Denken sei eine schwierige, zeitraubende Arbeit, räumt der Philosoph immerhin ein, den meisten bleibe es erspart. Auch im Trifolion wird man an diesem Abend nicht überfordert. Was die Frage nach der menschlichen Moral angeht, so hat Precht die nach über einer Stunde Monolog geklärt. Was Moral ist, entscheiden die Umstände, so sein Fazit. Soll heißen, wer sich ständig betrogen fühlt, betrügt auch. Wer von der Wahrheit Ungemach erwarten muss, lügt lieber. Wer Massendruck spürt, gibt ihm nach, auch wenn er Unrecht tut und so fort.

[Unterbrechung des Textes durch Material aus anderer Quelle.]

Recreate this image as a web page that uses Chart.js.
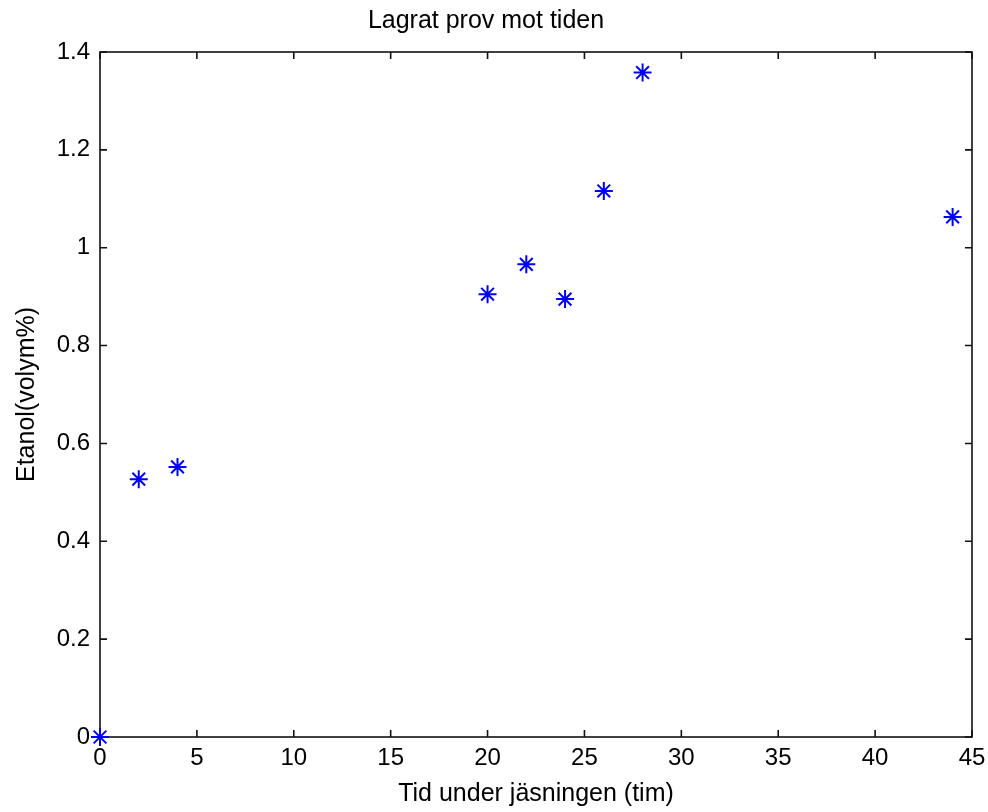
<!DOCTYPE html>
<html>
<head>
<meta charset="utf-8">
<script src="https://cdn.jsdelivr.net/npm/chart.js@4.4.1/dist/chart.umd.min.js"></script>
<style>
  html, body { margin: 0; padding: 0; background: #fff; }
  #wrap { width: 988px; height: 812px; }
</style>
</head>
<body>
<div id="wrap"><canvas id="chart" width="988" height="812"></canvas></div>
<script>
// data
const TIME_H = [0, 2, 4, 20, 22, 24, 26, 28, 44];
const ETHANOL = [0, 0.527, 0.552, 0.905, 0.966, 0.895, 1.116, 1.358, 1.063];
const X_TICKS = [0, 5, 10, 15, 20, 25, 30, 35, 40, 45];
const Y_TICKS = [0, 0.2, 0.4, 0.6, 0.8, 1, 1.2, 1.4];

const TITLE = 'Lagrat prov mot tiden';
const X_LABEL = 'Tid under jäsningen (tim)';
const Y_LABEL = 'Etanol(volym%)';

const FONT = 'Liberation Sans, Arial, Helvetica, sans-serif';

// matlab style box with inward ticks on all four sides
const boxPlugin = {
    id: 'matlabBox',
    beforeDatasetsDraw(chart) {
        const { ctx, chartArea: a, scales } = chart;
        const tick = 7;
        ctx.save();
        ctx.strokeStyle = '#111';
        ctx.lineWidth = 1.6;
        ctx.beginPath();
        X_TICKS.forEach(v => {
            const px = scales.x.getPixelForValue(v);
            ctx.moveTo(px, a.bottom); ctx.lineTo(px, a.bottom - tick);
            ctx.moveTo(px, a.top); ctx.lineTo(px, a.top + tick);
        });
        Y_TICKS.forEach(v => {
            const py = scales.y.getPixelForValue(v);
            ctx.moveTo(a.left, py); ctx.lineTo(a.left + tick, py);
            ctx.moveTo(a.right, py); ctx.lineTo(a.right - tick, py);
        });
        ctx.stroke();
        ctx.strokeRect(a.left, a.top, a.right - a.left, a.bottom - a.top);
        ctx.restore();
    }
};

const ctx = document.getElementById('chart').getContext('2d');
new Chart(ctx, {
    type: 'scatter',
    data: {
        datasets: [{
            data: TIME_H.map((t, i) => ({ x: t, y: ETHANOL[i] })),
            pointStyle: 'star',
            pointRadius: 9,
            pointHoverRadius: 9,
            borderColor: '#0000ff',
            backgroundColor: '#0000ff',
            borderWidth: 2,
            clip: false
        }]
    },
    options: {
        responsive: false,
        animation: false,
        events: [],
        layout: { padding: { left: 0, right: 16, top: 0, bottom: 0 } },
        plugins: {
            legend: { display: false },
            tooltip: { enabled: false },
            title: {
                display: true,
                text: TITLE,
                color: '#000',
                font: { family: FONT, size: 25, weight: 'normal' },
                padding: { top: 6, bottom: 16 }
            }
        },
        scales: {
            x: {
                type: 'linear',
                min: 0, max: 45,
                afterFit(s) { s.height = 75; s.paddingLeft = 0; s.paddingRight = 0; },
                afterBuildTicks(s) { s.ticks = X_TICKS.map(v => ({ value: v })); },
                grid: { display: false, drawTicks: false },
                border: { display: false },
                ticks: {
                    color: '#000', padding: 7, maxRotation: 0,
                    font: { family: FONT, size: 24 },
                    callback: v => String(v)
                },
                title: {
                    display: true, text: X_LABEL, color: '#000',
                    font: { family: FONT, size: 25 },
                    padding: { top: 0, bottom: 3 }
                }
            },
            y: {
                type: 'linear',
                min: 0, max: 1.4,
                afterFit(s) { s.width = 100; s.paddingTop = 0; s.paddingBottom = 0; },
                afterBuildTicks(s) { s.ticks = Y_TICKS.map(v => ({ value: v })); },
                grid: { display: false, drawTicks: false },
                border: { display: false },
                ticks: {
                    color: '#000', padding: 10,
                    font: { family: FONT, size: 24 },
                    callback: v => String(v)
                },
                title: {
                    display: true, text: Y_LABEL, color: '#000',
                    font: { family: FONT, size: 25 },
                    padding: { top: 12, bottom: 0 }
                }
            }
        }
    },
    plugins: [boxPlugin]
});
</script>
</body>
</html>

Unterhaltsam, aber nicht neu


Auch das ist als Erfahrungswert nichts Neues. "Erst kommt das Fressen, dann die Moral", erkannte schon Bert Brecht. Fragwürdig wird es allerdings, wenn Precht seine Erkenntnis begründet. Dazu greift er einzig auf Ergebnisse der Verhaltensforschung und der Gehirnforschung zurück.
Ersteres nimmt sich aus wie ein Rückfall in die Frühzeit des Behaviorismus. Was das Gehirn angeht, so sind die präsentierten Phänomene wie die Funktion der Spiegelneuronen (der Nervenzellen, die vereinfacht gesagt Vorstellungen ermöglichen) längst nicht gesichert. Zudem erklärt Tierverhalten nicht ohne weiteres die Motivation von Menschen mit ihrer kulturell bedingten Sinngebung. Unterhaltsam ist der Mann ohne Frage, denkt man beim Heimgehen und sehnt sich ein bisschen nach den Männern in schlecht sitzenden Anzügen.